Kiritz and Ryan are also committed to food justice. “We believe in building a business that is actively working to dismantle systems of oppression, in whatever small ways we can,” he says. “We know that massive changes are needed in our society, our government, our political system, our economy, and our relationships to food and the land, for Black, Indigenous, people of color, LGBTQIA+ and other folks with marginalized identities to feel safe and whole and have the opportunities we have had to explore our own happiness, seek adventure, and pursue projects of passion.”

For Kiritz and Ryan, contributing to the solution means offering a sliding scale to their customers. “Our food systems have been structured to make access to quality, local, healthful, environmentally regenerative foods inequitable,” Kiritz says. “If paying the offered price would make it harder for our customers to meet other basic needs, we’ll sell our products at a lower price, no questions asked.”

Kiritz also donates regularly to Soul Fire Farm, an Afro-Indigenous centered community farm committed to uprooting racism and seeding sovereignty in the food system, as well as to other organizations working to dismantle racism.  Ryan recently hosted a virtual fundraiser for the Black Food Sovereignty Coalition, which serves as a collaboration hub for Black and Brown communities to confront the systemic barriers that make food, place and economic opportunities inaccessible to them. “We will continue to offer fundraisers whenever we can,” Kiritz says. “We are also using our platform as small business owners in the community to educate customers and encourage them to support these efforts.”

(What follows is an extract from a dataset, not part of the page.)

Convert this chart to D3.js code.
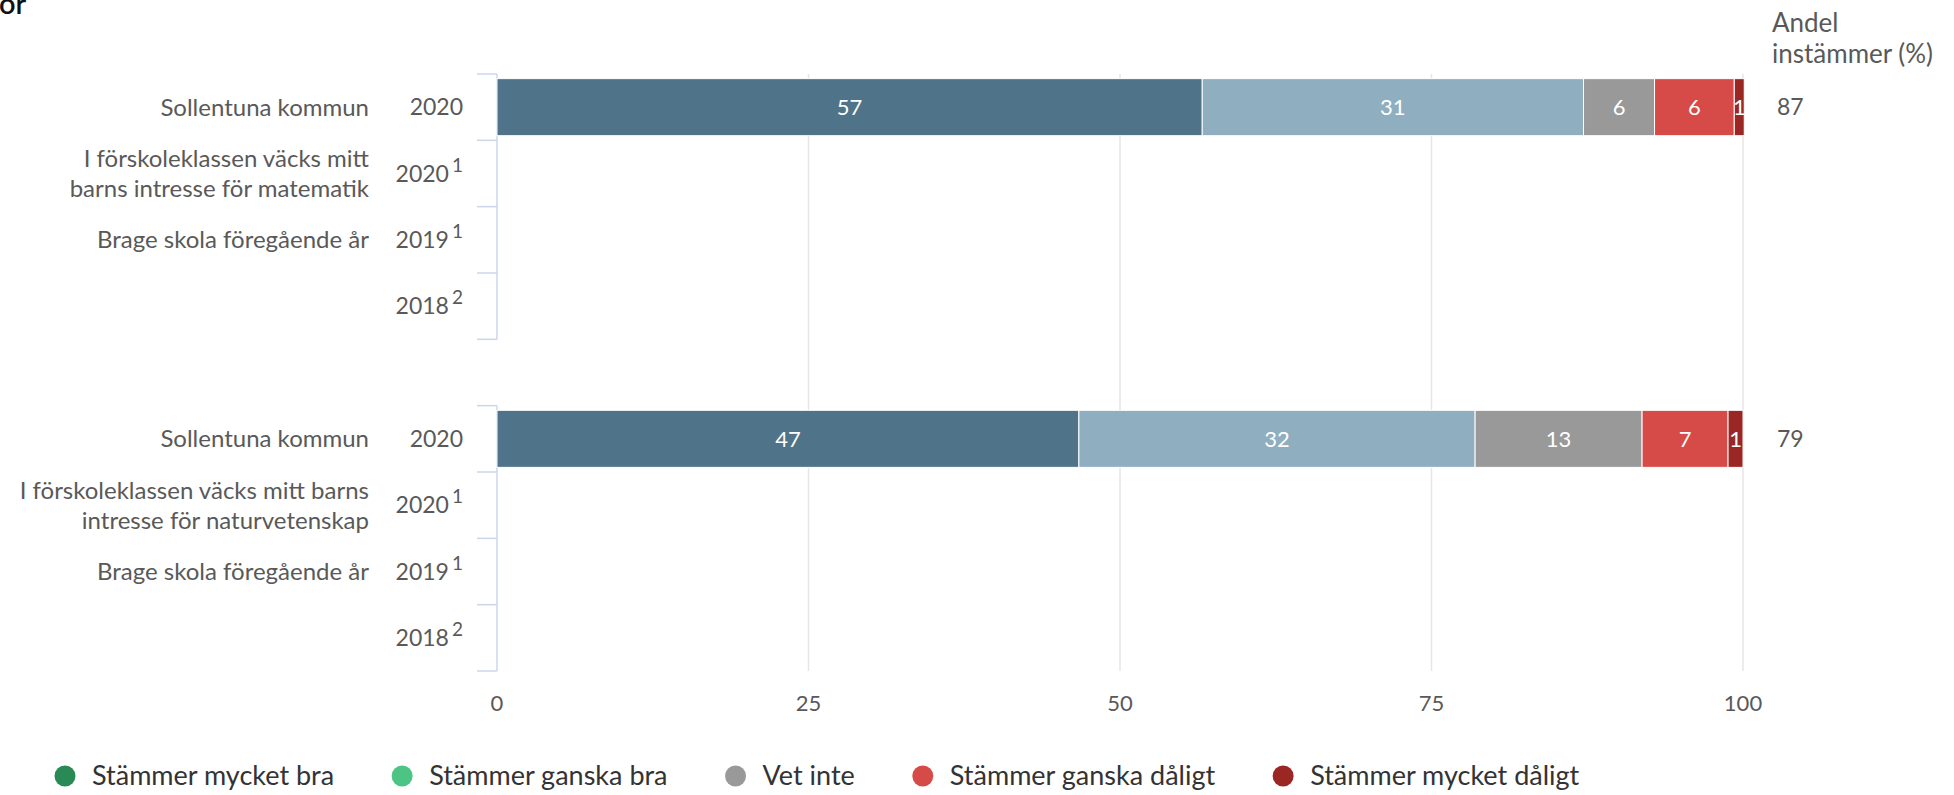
<!DOCTYPE html>
<html lang="sv">
<head>
  <meta charset="UTF-8">
  <title>Andel instämmer</title>
  <script src="https://cdn.jsdelivr.net/npm/d3@7"></script>
  <style>
    body { margin: 0; background: #fff; }
    text { font-family: Lato, "Open Sans", sans-serif; }
  </style>
</head>
<body>
  <svg width="1954" height="795"></svg>
  <script>
    // rows of the chart, one empty slot between the two questions
    var rowKeys = ['m0', 'm1', 'm2', 'm3', 'gap', 'n0', 'n1', 'n2', 'n3'];
    var rowNames = [
      ['Sollentuna kommun'],
      ['I förskoleklassen väcks mitt', 'barns intresse för matematik'],
      ['Brage skola föregående år'],
      [],
      [],
      ['Sollentuna kommun'],
      ['I förskoleklassen väcks mitt barns', 'intresse för naturvetenskap'],
      ['Brage skola föregående år'],
      []
    ];
    var rowYears = ['2020', '2020', '2019', '2018', '', '2020', '2020', '2019', '2018'];
    var rowNotes = ['', '1', '1', '2', '', '', '1', '1', '2'];

    var seriesNames = ['Stämmer mycket bra', 'Stämmer ganska bra', 'Vet inte',
      'Stämmer ganska dåligt', 'Stämmer mycket dåligt'];
    var barColors = ['#4f7489', '#8faec0', '#999999', '#d64b47', '#9a2724'];
    var legendColors = ['#2a8a55', '#4cc584', '#999999', '#d64b47', '#9a2724'];

    // only the Sollentuna rows have answers
    var barRows = ['m0', 'n0'];
    var mathValues = [56.6, 30.6, 5.7, 6.4, 0.8];
    var scienceValues = [46.7, 31.8, 13.4, 6.9, 1.2];
    var agreeShare = [87, 79];
    var xTicks = [0, 25, 50, 75, 100];

    var svg = d3.select('svg');
    var textColor = '#595959';

    var x = d3.scaleLinear().domain([0, 100]).range([497, 1743]);
    var y = d3.scaleBand().domain(rowKeys).range([74, 671])
      .paddingInner(0.14).paddingOuter(0.07);
    var step = y.step();
    var pad = step * 0.07;

    // grid lines
    svg.append('g').selectAll('line')
      .data(xTicks.slice(1))
      .join('line')
      .attr('x1', function(d) { return x(d); })
      .attr('x2', function(d) { return x(d); })
      .attr('y1', y.range()[0])
      .attr('y2', y.range()[1])
      .attr('stroke', '#e6e6e6')
      .attr('stroke-width', 1.5);

    // category axis, drawn per question group
    var groups = [rowKeys.slice(0, 4), rowKeys.slice(5, 9)];
    groups.forEach(function(keys) {
      var top = y(keys[0]) - pad;
      var bottom = y(keys[keys.length - 1]) - pad + step;
      var g = svg.append('g');
      g.append('line')
        .attr('x1', x(0)).attr('x2', x(0))
        .attr('y1', top).attr('y2', bottom)
        .attr('stroke', '#ccd6eb').attr('stroke-width', 1.5);
      var edges = keys.map(function(k) { return y(k) - pad; }).concat([bottom]);
      g.selectAll('line.tick')
        .data(edges)
        .join('line')
        .attr('class', 'tick')
        .attr('x1', x(0) - 20).attr('x2', x(0))
        .attr('y1', function(d) { return d; })
        .attr('y2', function(d) { return d; })
        .attr('stroke', '#ccd6eb').attr('stroke-width', 1.5);
    });

    // row labels
    var labels = svg.append('g').selectAll('g')
      .data(rowKeys)
      .join('g')
      .attr('transform', function(d) {
        return 'translate(0,' + (y(d) + y.bandwidth() / 2) + ')';
      });

    labels.append('text')
      .attr('text-anchor', 'end')
      .attr('fill', textColor)
      .style('font-size', '24px')
      .each(function(d, i) {
        var lines = rowNames[i];
        var t = d3.select(this);
        lines.forEach(function(line, j) {
          t.append('tspan')
            .attr('x', 369)
            .attr('y', (j - (lines.length - 1) / 2) * 30)
            .attr('dy', '0.35em')
            .text(line);
        });
      });

    labels.append('text')
      .attr('text-anchor', 'end')
      .attr('x', 463)
      .attr('dy', '0.35em')
      .attr('fill', textColor)
      .style('font-size', '23px')
      .each(function(d, i) {
        var t = d3.select(this);
        t.append('tspan').text(rowYears[i]);
        if (rowNotes[i]) {
          t.append('tspan')
            .attr('dx', 3)
            .attr('dy', -10)
            .style('font-size', '19px')
            .text(rowNotes[i]);
        }
      });

    // stacked bars
    var barData = [mathValues, scienceValues];
    barRows.forEach(function(key, r) {
      var values = barData[r];
      var stack = [];
      var start = 0;
      values.forEach(function(v, i) {
        stack.push({ x0: start, x1: start + v, v: v, i: i });
        start += v;
      });
      var g = svg.append('g');
      g.selectAll('rect')
        .data(stack)
        .join('rect')
        .attr('x', function(d) { return x(d.x0); })
        .attr('width', function(d) { return x(d.x1) - x(d.x0); })
        .attr('y', y(key))
        .attr('height', y.bandwidth())
        .attr('fill', function(d) { return barColors[d.i]; })
        .attr('stroke', '#fff')
        .attr('stroke-width', 1);
      g.selectAll('text')
        .data(stack)
        .join('text')
        .attr('x', function(d) { return (x(d.x0) + x(d.x1)) / 2; })
        .attr('y', y(key) + y.bandwidth() / 2)
        .attr('dy', '0.35em')
        .attr('text-anchor', 'middle')
        .attr('fill', '#fff')
        .style('font-size', '22px')
        .text(function(d) { return d3.format('.0f')(d.v); });

      svg.append('text')
        .attr('x', 1777)
        .attr('y', y(key) + y.bandwidth() / 2)
        .attr('dy', '0.35em')
        .attr('fill', textColor)
        .style('font-size', '23px')
        .text(agreeShare[r]);
    });

    // x axis labels
    svg.append('g').selectAll('text')
      .data(xTicks)
      .join('text')
      .attr('x', function(d) { return x(d); })
      .attr('y', 703)
      .attr('dy', '0.35em')
      .attr('text-anchor', 'middle')
      .attr('fill', textColor)
      .style('font-size', '22px')
      .text(function(d) { return d; });

    // header of the right column
    var head = svg.append('text')
      .attr('x', 1772)
      .attr('fill', textColor)
      .style('font-size', '26px');
    head.append('tspan').attr('x', 1772).attr('y', 32).text('Andel');
    head.append('tspan').attr('x', 1772).attr('y', 63).text('instämmer (%)');

    // cut title remnant
    svg.append('text')
      .attr('x', -1)
      .attr('y', 14)
      .attr('fill', '#111')
      .style('font-size', '29px')
      .style('font-weight', 600)
      .text('or');

    // legend
    var legend = svg.append('g').attr('transform', 'translate(65,776)');
    var lx = 0;
    seriesNames.forEach(function(name, i) {
      var item = legend.append('g').attr('transform', 'translate(' + lx + ',0)');
      item.append('circle').attr('r', 10.5).attr('fill', legendColors[i]);
      var t = item.append('text')
        .attr('x', 27)
        .attr('dy', '0.35em')
        .attr('fill', '#333')
        .style('font-size', '27px')
        .text(name);
      lx += 27 + t.node().getComputedTextLength() + 68;
    });
  </script>
</body>
</html>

Kiritz and Ryan’s dream is to have “our own land and teaching space, to offer mentorship and apprenticeship opportunities, host retreats, and offer up the use of our space free of charge for organizations representing [marginalized] communities.” Kiritz acknowledges that realizing this dream may be some time away, but says “we’re committed to some version of this down the road.” Even without this land and space, though, Rising Grain Project and Wild Spoon Kitchen offer opportunities to learn, through classes and the Wild Spoon Cooking School, as well as through embracing the chance to connect people through food. It is this exercise–the mindful practice of breaking bread with others–that Kiritz and Ryan seek to nurture within their community. “As I’ve continued to explore my relationship with baking bread and cooking in general,” Kiritz says, “I’ve discovered that I most love…how a simple, traditional craft can bring people together and create moments of joy and connection.”